On an examination of the framework in place in the US, UK, Euro Area, Japan and Canada, it is clear that the central banks in these jurisdictions have been set up in a manner that enables them to function independently, albeit attendant safeguards may vary. In the US, UK, Japan and Canada, central bank independence is enshrined in laws, much like India, and any significant departure to the manner of functioning can only be made by amending such laws.
However, as a function of the Euro Area framework itself, the European Central Bank’s (ECB) independence is set out in an international treaty, changes to which would require ratification from the member states, providing a greater assurance of autonomy. The treaty not only prohibits the ECB from seeking or taking instruction from any institution, government or other body but also prohibits governments and other institutions from influencing the decision-making bodies of the ECB.
In the UK specifically, the parliament has the power to override decisions of the central bank, i.e. the Bank of England, in extreme circumstances. In Canada as well, there is a possibility of a written directive concerning monetary policy being issued, which the central bank would have to comply with.
Some experts consider the existence of such directive clauses an important instrument of democratic accountability, provided it is not unconditional and subject to review. Keeping these objectives of accountability and transparency in mind, and given the impact the central bank policies have on an economy, there is indeed reason to accept directive clauses, provided there are sufficient safeguards to ensure continued independence of the central bank.
Where is the Safety Valve?
The FSLRC, as a part of its wide ranging mandate, had identified the Financial Sector Development Council (FSDC) as the central intercessor across all regulators in its 2013 report. However, even the FSDC was proposed to be chaired by the Finance Minister with heads of regulatory agencies as its other members, thereby allowing the Government to have significant influence on a number of issues, including systemic risk regulation and crisis management/resolution.

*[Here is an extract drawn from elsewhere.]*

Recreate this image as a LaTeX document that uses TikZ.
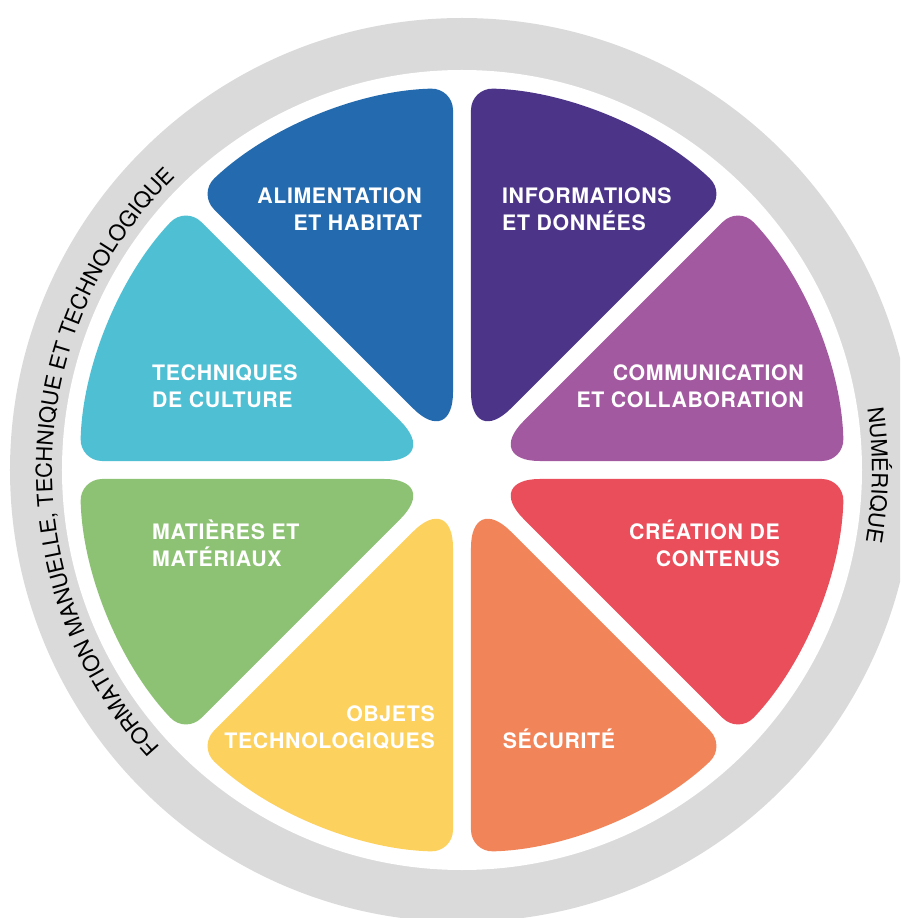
\documentclass[tikz,border=0pt]{standalone}
\usepackage{fontspec}
\setmainfont{TeX Gyre Heros}
\usepackage{tikz}
\usetikzlibrary{calc,decorations.text}
\definecolor{ringgray}{HTML}{DADADA}
\definecolor{alimcol}{HTML}{236AAF}
\definecolor{infocol}{HTML}{4C3589}
\definecolor{commcol}{HTML}{A359A0}
\definecolor{creacol}{HTML}{E94E5A}
\definecolor{secucol}{HTML}{F2845A}
\definecolor{objcol}{HTML}{FDD15E}
\definecolor{matcol}{HTML}{8DC274}
\definecolor{techcol}{HTML}{4FBFD3}
\newcommand{\ringtxt}{\fontsize{22}{26}\selectfont}
\tikzset{lbl/.style={text=white, font=\fontsize{21.3}{27}\selectfont\bfseries\addfontfeature{LetterSpace=3}, inner sep=0pt}}

\begin{document}
\begin{tikzpicture}[x=1pt,y=1pt]
        \useasboundingbox (-462,-448) rectangle (438,470);
        \clip (-462,-448) rectangle (438,470);
        \fill[ringgray] (0,0) circle[radius=452];
        \fill[white] (0,0) circle[radius=400];
        \foreach \a/\col in {0/commcol, 45/infocol, 90/alimcol, 135/techcol, 180/matcol, 225/objcol, 270/secucol, 315/creacol}
        {
        \coordinate (tip) at (\a+22.5:23.52);
        \coordinate (edge) at (\a+1.35:382);
        \fill[\col] ($(tip)!.5!(edge)$) [rounded corners=22pt] -- (edge) arc[start angle=\a+1.35, end angle=\a+43.65, radius=382] [rounded corners=56pt] -- (tip) -- cycle;
        }
        \path[decorate, decoration={text along path, text align=center,
            text={|\ringtxt|FORMATION MANUELLE, TECHNIQUE ET TECHNOLOGIQUE}}]
            (225:410) arc[start angle=225, end angle=132, radius=410];
        \path[decorate, decoration={text along path, text align=center,
            text={|\ringtxt|NUMÉRIQUE}}]
            (20:410) arc[start angle=20, end angle=-21.4, radius=410];
        \node[lbl, align=right, anchor=base east] (alimtxt) at (-40,239) {ALIMENTATION\\ET HABITAT};
        \node[lbl, align=left, anchor=base west] (infotxt) at (40,239) {INFORMATIONS\\ET DONNÉES};
        \node[lbl, align=left, anchor=base west] (techtxt) at (-310,62.3) {TECHNIQUES\\DE CULTURE};
        \node[lbl, align=right, anchor=base east] (commtxt) at (342,62.3) {COMMUNICATION\\ET COLLABORATION};
        \node[lbl, align=left, anchor=base west] (mattxt) at (-310,-96.7) {MATIÈRES ET\\MATÉRIAUX};
        \node[lbl, align=right, anchor=base east] (creatxt) at (318,-96.7) {CRÉATION DE\\CONTENUS};
        \node[lbl, align=right, anchor=base east] (objtxt) at (-27,-278.3) {OBJETS\\TECHNOLOGIQUES};
        \node[lbl, anchor=base west] (secutxt) at (40.7,-278.3) {SÉCURITÉ};
    \end{tikzpicture}
\end{document}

Subsequent to the recommendations of the FSLRC, the Monetary Policy Committee was created in 2016 with the view that a committee-based approach for determining the monetary policy will add a lot of value and transparency to decision-making. Most importantly, the RBI Act itself requires Central Government to appoint as members, persons of ability, integrity and standing, having knowledge and experience in the field of economics or banking or finance or monetary policy. It is interesting to note that the FSLRC had also included the requirement of ensuring that Central Government appointees have expertise in dealing with matters relating to banking, payments and monetary policy. The independence of any central bank is admittedly conducive to price-stability and long term growth and perhaps now is the time to also take a relook at the composition of the Board to ensure that the RBI remains a technocracy.
Central Government and the RBI seem to have agreed on a temporary truce, but it will be interesting to watch this through to its end, given the upcoming elections.